Joy is an incredibly important feeling at this point of the pandemic. Italy and England – two countries that have suffered more than many from COVID-19 – will face off in a final riddled with poignancy for Europeans. But the joy is riddled too with some guilt, rooted in a year and a half of shared pain, public and private, national and regional. 

There is much anger and polarization in both British politics and society. Sadness and tension have eaten at this island; not just from the devastation of COVID-19, but from the identity-wrenching battles of Brexit and competing national visions. Centuries-old notions of class remain, as do questions about race and racial prejudice.

England’s magical soccer ride will not complete social progress nor will it permanently heal divisions. But this moment of euphoria, led by a squad who all (barring three players) claim a foreign-born parent or grandparent, has unified the nation at a time when it was sorely needed. It is a rare milestone in the generational markers of life, bringing overwhelming pride to the St. George’s flag rarely seen in public life; so long used as a symbol by the far-right, now embraced by all – myself, a child of immigrants, included.

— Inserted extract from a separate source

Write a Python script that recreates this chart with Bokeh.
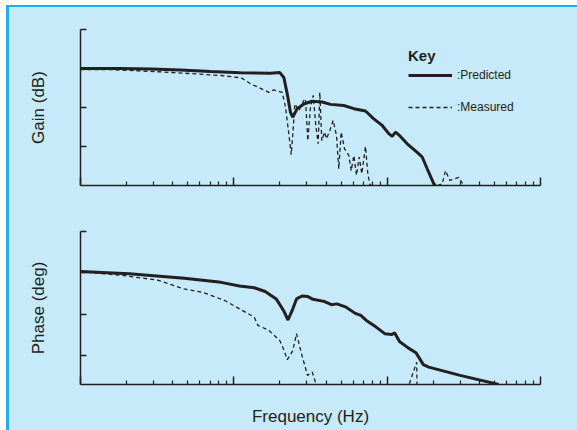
from bokeh.plotting import figure
from bokeh.models import Range1d, FixedTicker, Legend, LegendItem
from bokeh.layouts import column
from bokeh.embed import file_html
from bokeh.resources import INLINE

nan = float("nan")

# ---- data ----
gain_pred_freq = [1.0, 1.82, 2.86, 4.49, 7.05, 11.05, 17.3, 19.9, 21.2, 22.3, 23.4, 24.2, 25.9,
                  28.6, 32.4, 37.7, 42.7, 52.1, 60.6, 72.2, 81.8, 92.8, 102.5, 107.9, 113.4,
                  119.1, 135.1, 157, 169.2, 182.4, 201.5, 206.7]
gain_pred = [3.0, 3.0, 2.99, 2.96, 2.92, 2.89, 2.88, 2.9, 2.77, 2.35, 1.88, 1.75, 1.97,
             2.09, 2.16, 2.14, 2.08, 2.05, 1.97, 1.91, 1.71, 1.54, 1.33, 1.26, 1.37,
             1.3, 1.07, 0.85, 0.73, 0.43, 0.04, 0.0]

gain_meas_freq = [1.0, 1.576, 2.735, 4.75, 8.26, 11.19, 12.85, 16.91, 18.23, 20.68, 21.73, 22.83,
                  23.67, 24.39, 24.98, 26.53, 28.6, 29.34, 30.37, 31.62, 32.93, 34.24, 35.5,
                  36.37, 37.48, 39.03, 40.21, 42.26, 44.48, 46.72, 48.36, 50.15, 52.7, 56.22,
                  58.29, 60.6, 63.1, 65.7, 68.3, 72.2, 74.8, 77.0, 78.7, nan,
                  213, 228.6, 240.2, 256.2, 293.2, 316]
gain_meas = [2.97, 2.97, 2.93, 2.88, 2.82, 2.76, 2.61, 2.39, 2.45, 2.39, 2.01, 1.33,
             0.79, 1.45, 2.09, 1.92, 2.18, 2.22, 1.15, 2.01, 2.31, 1.54, 1.07,
             2.39, 1.15, 1.37, 1.2, 1.41, 1.67, 1.28, 0.43, 1.37, 0.94, 0.77,
             0.38, 0.77, 0.26, 0.73, 0.3, 1.0, 0.3, 0.04, 0.0, nan,
             0.0, 0.04, 0.38, 0.13, 0.21, 0.0]

phase_pred_freq = [1.0, 2.08, 4.75, 8.26, 10.89, 13.58, 16.02, 18.9, 21.09, 22.56, 24.25, 25.63,
                   27.84, 30.23, 32.83, 38.73, 43.35, 47.0, 54.0, 61.96, 67.3, 73.1, 83.9, 96.4,
                   107.5, 111.8, 120.3, 137.8, 154, 172.1, 186.8, 299, 533.9]
phase_pred = [3.03, 2.98, 2.87, 2.77, 2.68, 2.64, 2.55, 2.37, 2.09, 1.86, 2.13, 2.37,
              2.44, 2.43, 2.36, 2.31, 2.23, 2.25, 2.17, 2.02, 1.97, 1.85, 1.70, 1.53,
              1.51, 1.55, 1.34, 1.18, 1.07, 0.78, 0.72, 0.52, 0.3]

phase_meas_freq = [1.0, 1.86, 3.23, 4.75, 6.27, 8.73, 10.89, 13.58, 14.35, 16.93, 19.97, 21.09,
                   22.32, 24.25, 25.63, 27.84, 30.23, 32.49, 34.29, nan, 139.5, 155.8, 156.5]
phase_meas = [3.03, 2.94, 2.82, 2.61, 2.53, 2.33, 2.13, 1.93, 1.73, 1.61, 1.36, 1.16,
              0.9, 1.12, 1.53, 1.0, 0.52, 0.6, 0.32, nan, 0.32, 0.84, 0.3]

x_major = [1, 10, 100, 1000]
x_minor = [m * 10 ** k for k in range(3) for m in range(2, 10)]
gain_ticks = [1, 2, 3, 4]
phase_ticks = [1, 2, 3, 4]

BG = "#c6eaf9"
INK = "#231f20"
FONT = "Liberation Sans"


def make_fig(y_range, fh, top, bottom):
    p = figure(x_axis_type="log", x_range=Range1d(1, 1000), y_range=y_range,
               frame_width=460, frame_height=fh,
               min_border_left=71, min_border_right=37,
               min_border_top=top, min_border_bottom=bottom,
               output_backend="svg", toolbar_location=None,
               background_fill_color=BG, border_fill_color=BG,
               outline_line_color=None)
    p.xgrid.visible = False
    p.ygrid.visible = False
    for ax in (p.xaxis[0], p.yaxis[0]):
        ax.axis_line_color = INK
        ax.axis_line_width = 1.5
        ax.major_tick_line_color = INK
        ax.major_tick_line_width = 1.5
        ax.major_tick_out = 0
        ax.minor_tick_out = 0
        ax.major_label_text_font_size = "1px"
        ax.major_label_text_alpha = 0
        ax.major_label_standoff = 0
        ax.axis_label_text_font = FONT
        ax.axis_label_text_font_style = "normal"
        ax.axis_label_text_font_size = "17px"
        ax.axis_label_text_color = INK
    p.xaxis.ticker = FixedTicker(ticks=x_major, minor_ticks=x_minor)
    p.xaxis.major_tick_in = 8
    p.xaxis.minor_tick_in = 4
    p.xaxis.minor_tick_line_color = INK
    p.xaxis.minor_tick_line_width = 1.2
    p.yaxis.major_tick_in = 6
    p.yaxis.minor_tick_line_color = None
    p.yaxis.axis_label_standoff = 33
    return p


# ---- gain ----
p1 = make_fig(Range1d(0, 4), 156, 22, 20)
p1.yaxis.ticker = FixedTicker(ticks=gain_ticks)
p1.yaxis.axis_label = "Gain (dB)"
r_meas = p1.line(gain_meas_freq, gain_meas, line_color=INK, line_width=1.3, line_dash="4 3")
r_pred = p1.line(gain_pred_freq, gain_pred, line_color=INK, line_width=3)

legend = Legend(items=[LegendItem(label=":Predicted", renderers=[r_pred]),
                       LegendItem(label=":Measured", renderers=[r_meas])],
                title="Key", location=(328, 68),
                background_fill_alpha=0, border_line_color=None,
                padding=0, margin=0, spacing=12,
                glyph_width=44, glyph_height=20, label_height=20,
                label_standoff=5, label_text_font=FONT, label_text_font_size="12px",
                label_text_color=INK,
                title_text_font=FONT, title_text_font_size="15px",
                title_text_font_style="bold", title_text_color=INK, title_standoff=1)
p1.add_layout(legend, "center")

# ---- phase ----
p2 = make_fig(Range1d(0.3, 4), 153, 26, 46)
p2.yaxis.ticker = FixedTicker(ticks=phase_ticks)
p2.yaxis.axis_label = "Phase (deg)"
p2.xaxis.axis_label = "Frequency (Hz)"
p2.xaxis.axis_label_standoff = 22
p2.line(phase_meas_freq, phase_meas, line_color=INK, line_width=1.3, line_dash="4 3")
p2.line(phase_pred_freq, phase_pred, line_color=INK, line_width=3)

layout = column(p1, p2, spacing=0,
                styles={"margin-top": "5px", "margin-left": "6px",
                        "border-top": "2px solid #1ab1ec",
                        "border-left": "3px solid #1ab1ec",
                        "background-color": BG})

open("out.html", "w").write(file_html(layout, INLINE))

In 1998, commentators predicted that a World Cup win for the multicultural French national team would accelerate social change. It never did. And it may not do so in England either.

But unlike that 1998 French zenith, England’s soccer players – much like their U.S. women’s team counterparts – publicly avow and fight for social causes, from fighting child poverty to ending racial discrimination. There is a growing public sense that those responsible for English joy also appear to be top quality role models.

Scott Heppell/AP
England's coach Gareth Southgate, far left, along with English technical staff and substitutes, take a knee before the international friendly soccer match between England and Romania in Middlesbrough, England, June 6, 2021. Mr. Southgate has publicly backed players' kneeling in support of Black Lives Matter.

And that includes the English team’s manager, Gareth Southgate. An eloquent, unassuming man, he wrote an open letter before the tournament backing his team taking the knee in support of Black Lives Matter even as a vocal portion of English fans booed the players doing so. And he has won over hard-line skeptics with his calm, composed manner. Britons would quite like their politicians to take heed.

Mr. Southgate and this team have allowed those with myriad identities to share the moment. I recently buried the man who started off the whole chain of migration for my family some 60 years ago, in a socially distanced funeral on the outskirts of London. My uncle’s legacy, and that of all the pioneers like him, lives inside those of us born British – our accents, our education, our opportunities, and our multiple identities. We are the lions and we’re home.

There’s so much to identify with and be proud of in the current England team. And we’re a part of it.